Database exposed via elastic search cluster without password protection.
13 June 2022BREACHAWARE HQ
A total of 5 breach events
were found and analysed resulting in 102,560 exposed accounts
containing a total of 13 different data types of personal datum
. The breaches found publicly and freely available included Qatar National Bank, Nerdweb, Lime VPN, The Northern Alberta Radio Club and Desh Hosting. Sign in to view the full
library of breach events which includes, where available, reference articles relating to
each breach.
Categories of Personal Data Discovered
Contact Data, Technical Data, Financial Data, Socia-Demographic Data, Usage Data.
Data Breach Analysis
Among the most significant breaches in this set was Qatar National Bank (QNB). As a prominent financial institution, any exposure of user data from such an organisation presents serious concerns. Even limited information from a bank, such as names, account identifiers, or internal referencing, can open the door to social engineering, identity theft, or phishing schemes. Financial institutions are expected to maintain high standards of data protection, so any publicly accessible breach also invites heightened regulatory and reputational scrutiny.The breach at Lime VPN, a virtual private network service provider, is equally troubling. VPNs are often used specifically to enhance user privacy, anonymise online activity, and avoid surveillance. When such services themselves become compromised, it undermines the core premise of their value. Users may be unaware that their session data, email addresses, or login details were ever stored insecurely, let alone leaked. The result is a double betrayal of privacy: both in trust and in data exposure.
Also featured in this breach set is Nerdweb, a tech-centric platform likely catering to developers, enthusiasts, or a niche digital community. While the number of exposed accounts from such sites may be smaller in scale, the impact can be significant if those users reuse credentials or if the compromised platform integrates with larger services.
The Northern Alberta Radio Club, a community-focused amateur radio organisation, reflects how even non-commercial, hobbyist websites are not exempt from being targets or casualties of poor digital hygiene. Small platforms often lack the resources for strong security practices, yet they still collect enough personal information to make breaches worth exploiting for malicious actors.
Finally, Desh Hosting, a web hosting provider, presents yet another layer of concern. Hosting companies manage digital infrastructure for others, and a breach at this level could potentially expose client configurations, admin credentials, or site databases, depending on what was compromised. Even if only user contact information was leaked, this can still lead to follow-on attacks like domain hijacking, phishing, or targeted spam.
What these events collectively reveal is that no organisation is too large to avoid being breached, and no platform is too small to matter. While only 102,560 accounts were exposed across these five incidents, a relatively low number compared to some mega-breaches, the type of organisations involved makes the risk to affected individuals disproportionately high.

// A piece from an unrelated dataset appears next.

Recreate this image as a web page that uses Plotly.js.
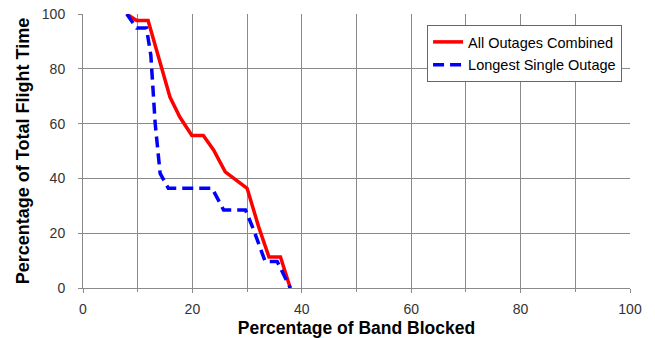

These incidents also highlight the challenge of publicly accessible breach datasets, data that, once leaked, is not just in the hands of the original attackers but becomes widespread and persistent across forums, dark web markets, and indexing bots. Once public, retrieval is nearly impossible, and affected users remain vulnerable for years.
From a response perspective, this batch underscores the urgent need for small and mid-sized organisations to prioritise cybersecurity, even without enterprise-scale resources. Open-source tools, managed detection services, and stronger compliance adherence can go a long way in preventing and mitigating such exposures.
In closing, while the number of accounts affected may not break records, the nature of the platforms involved makes these five breaches especially sobering. From banking to VPNs to online infrastructure, users placed trust in services designed to protect them, and that trust was breached.
Spotlight
There maybe an unusual number of red faces about this week after a large security breach left a private cam modelling site’s database exposed online, leaked via an elastic-search cluster and without password protection. The site has a huge user-base of around 20 million users and there are reports suggesting that upwards of 7 million users could be affected.A variety of datasets were included in the data leak but a couple of the datasets worth a mention includes the IP address of the cam models and their ISP’s (internet service provider).
Clearly, revealing a models IP address and then perhaps their physical location exposes the user to a very much higher level of risk. It leads me to conclude that the site doesn’t take the physical security of its users as seriously as they should.
A member of our team came across a recent breach from a platform offering online courses and tuition. The site offers a range of courses from advertising to marketing and has thousands of course creators. It has an “Excellent” rating on Trust Pilot and seems to be doing well in a crowded marketplace. However, and we have seen this so many times, security doesn’t seem to be a priority and the site recently suffered a data breach. The login details for the site and other datasets are now in circulation around the web, the passwords are hashed brycpt making it harder to dehash but not impossible. At this point in time no information on the security breach has been released by the website in question.
Moving on, an Indian business solution website for Stock Brokers is definitely having a bad day. We noticed that a portion of their user-base has been dumped online and the rest is up for sale. The dump contains a lot of sensitive data, for example passport number, bank name and pan account number - which is 19-digit number generated as a unique identifier for your credit card.
These datasets are highly sensitive and particularly rewarding to threat actors after your cash. The hacker who is selling the data says they have over 86k users. We’re not sure how much the data is being sold for, as its price on request.